### What this task involves
Write every line out verbatim and omit the pictures.
***** Supplied data
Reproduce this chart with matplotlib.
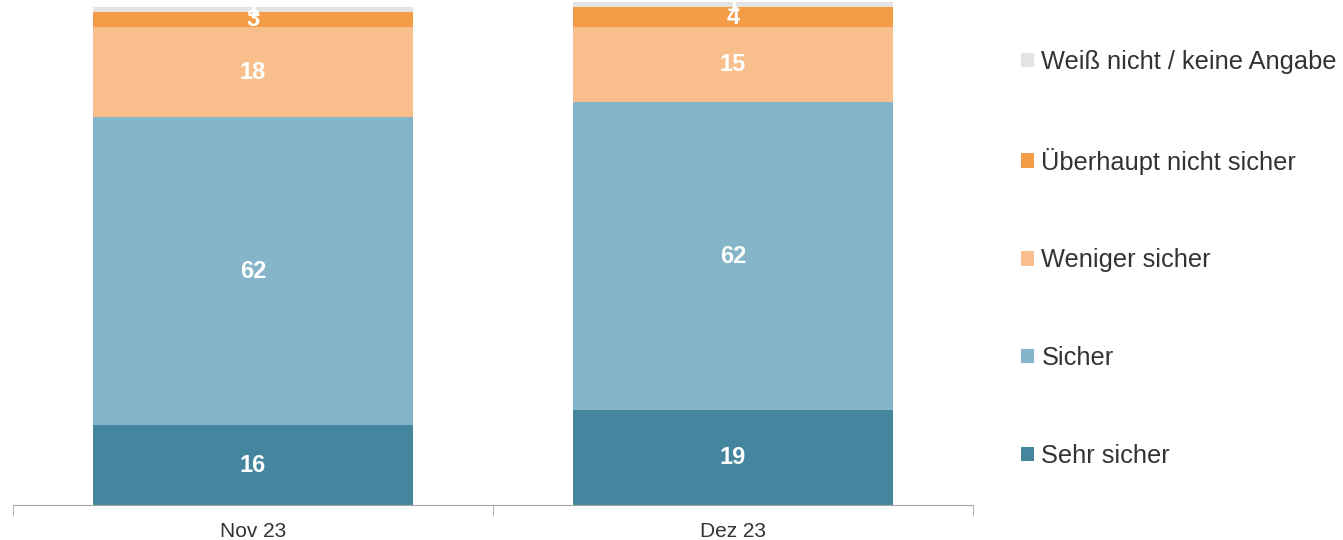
import matplotlib.pyplot as plt
import numpy as np

plt.rcParams['font.family'] = ['Liberation Sans', 'DejaVu Sans']

# Data
categories = ["Nov 23", "Dez 23"]
series = ["Sehr sicher", "Sicher", "Weniger sicher",
          "Überhaupt nicht sicher", "Weiß nicht / keine Angabe"]
sehr_sicher = [16, 19]
sicher = [62, 62]
weniger_sicher = [18, 15]
ueberhaupt_nicht = [3, 4]
weiss_nicht = [1, 1]
values = [sehr_sicher, sicher, weniger_sicher, ueberhaupt_nicht, weiss_nicht]
colors = ["#44869D", "#85B5C8", "#F8BF8C", "#F39C45", "#E3E3E3"]

fig = plt.figure(figsize=(13.43, 5.4), dpi=100)
ax = fig.add_axes([13 / 1343, 35 / 540, 960 / 1343, 505 / 540])

x = np.arange(len(categories))
bottom = np.zeros(len(categories))
handles = []
for name, vals, col in zip(series, values, colors):
    bars = ax.bar(x, vals, 0.667, bottom=bottom, color=col, label=name)
    handles.append(bars)
    for xi, v, b in zip(x, vals, bottom):
        ax.text(xi, b + v / 2, str(v), ha="center", va="center",
                color="white", fontsize=17, fontweight="bold", clip_on=True)
    bottom += np.array(vals)

ax.set_xlim(-0.5, 1.5)
ax.set_ylim(0, 101.5)
ax.set_yticks([])
for s in ["top", "right", "left"]:
    ax.spines[s].set_visible(False)
ax.spines["bottom"].set_color("#A6A6A6")
ax.set_xticks(x)
ax.set_xticklabels(categories, fontsize=15, color="#333333")
ax.tick_params(axis="x", length=0, pad=12)
# category separators as tick marks
ax.set_xticks([-0.5, 0.5, 1.5], minor=True)
ax.tick_params(axis="x", which="minor", length=8, color="#A6A6A6")

leg = ax.legend(handles[::-1], series[::-1], loc="upper left",
                bbox_to_anchor=(1008 / 960, 1.0 - 50 / 505), frameon=False,
                fontsize=18.3, handlelength=0.5, handleheight=0.5,
                handletextpad=0.3, labelspacing=2.9, borderaxespad=0,
                borderpad=0)
for t in leg.get_texts():
    t.set_color("#333333")

fig.savefig("out.png", dpi=100)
**********
### Solution
Reproduce this chart with matplotlib.
import matplotlib.pyplot as plt
import numpy as np

plt.rcParams['font.family'] = ['Liberation Sans', 'DejaVu Sans']

# Data
categories = ["Nov 23", "Dez 23"]
series = ["Sehr sicher", "Sicher", "Weniger sicher",
          "Überhaupt nicht sicher", "Weiß nicht / keine Angabe"]
sehr_sicher = [16, 19]
sicher = [62, 62]
weniger_sicher = [18, 15]
ueberhaupt_nicht = [3, 4]
weiss_nicht = [1, 1]
values = [sehr_sicher, sicher, weniger_sicher, ueberhaupt_nicht, weiss_nicht]
colors = ["#44869D", "#85B5C8", "#F8BF8C", "#F39C45", "#E3E3E3"]

fig = plt.figure(figsize=(13.43, 5.4), dpi=100)
ax = fig.add_axes([13 / 1343, 35 / 540, 960 / 1343, 505 / 540])

x = np.arange(len(categories))
bottom = np.zeros(len(categories))
handles = []
for name, vals, col in zip(series, values, colors):
    bars = ax.bar(x, vals, 0.667, bottom=bottom, color=col, label=name)
    handles.append(bars)
    for xi, v, b in zip(x, vals, bottom):
        ax.text(xi, b + v / 2, str(v), ha="center", va="center",
                color="white", fontsize=17, fontweight="bold", clip_on=True)
    bottom += np.array(vals)

ax.set_xlim(-0.5, 1.5)
ax.set_ylim(0, 101.5)
ax.set_yticks([])
for s in ["top", "right", "left"]:
    ax.spines[s].set_visible(False)
ax.spines["bottom"].set_color("#A6A6A6")
ax.set_xticks(x)
ax.set_xticklabels(categories, fontsize=15, color="#333333")
ax.tick_params(axis="x", length=0, pad=12)
# category separators as tick marks
ax.set_xticks([-0.5, 0.5, 1.5], minor=True)
ax.tick_params(axis="x", which="minor", length=8, color="#A6A6A6")

leg = ax.legend(handles[::-1], series[::-1], loc="upper left",
                bbox_to_anchor=(1008 / 960, 1.0 - 50 / 505), frameon=False,
                fontsize=18.3, handlelength=0.5, handleheight=0.5,
                handletextpad=0.3, labelspacing=2.9, borderaxespad=0,
                borderpad=0)
for t in leg.get_texts():
    t.set_color("#333333")

fig.savefig("out.png", dpi=100)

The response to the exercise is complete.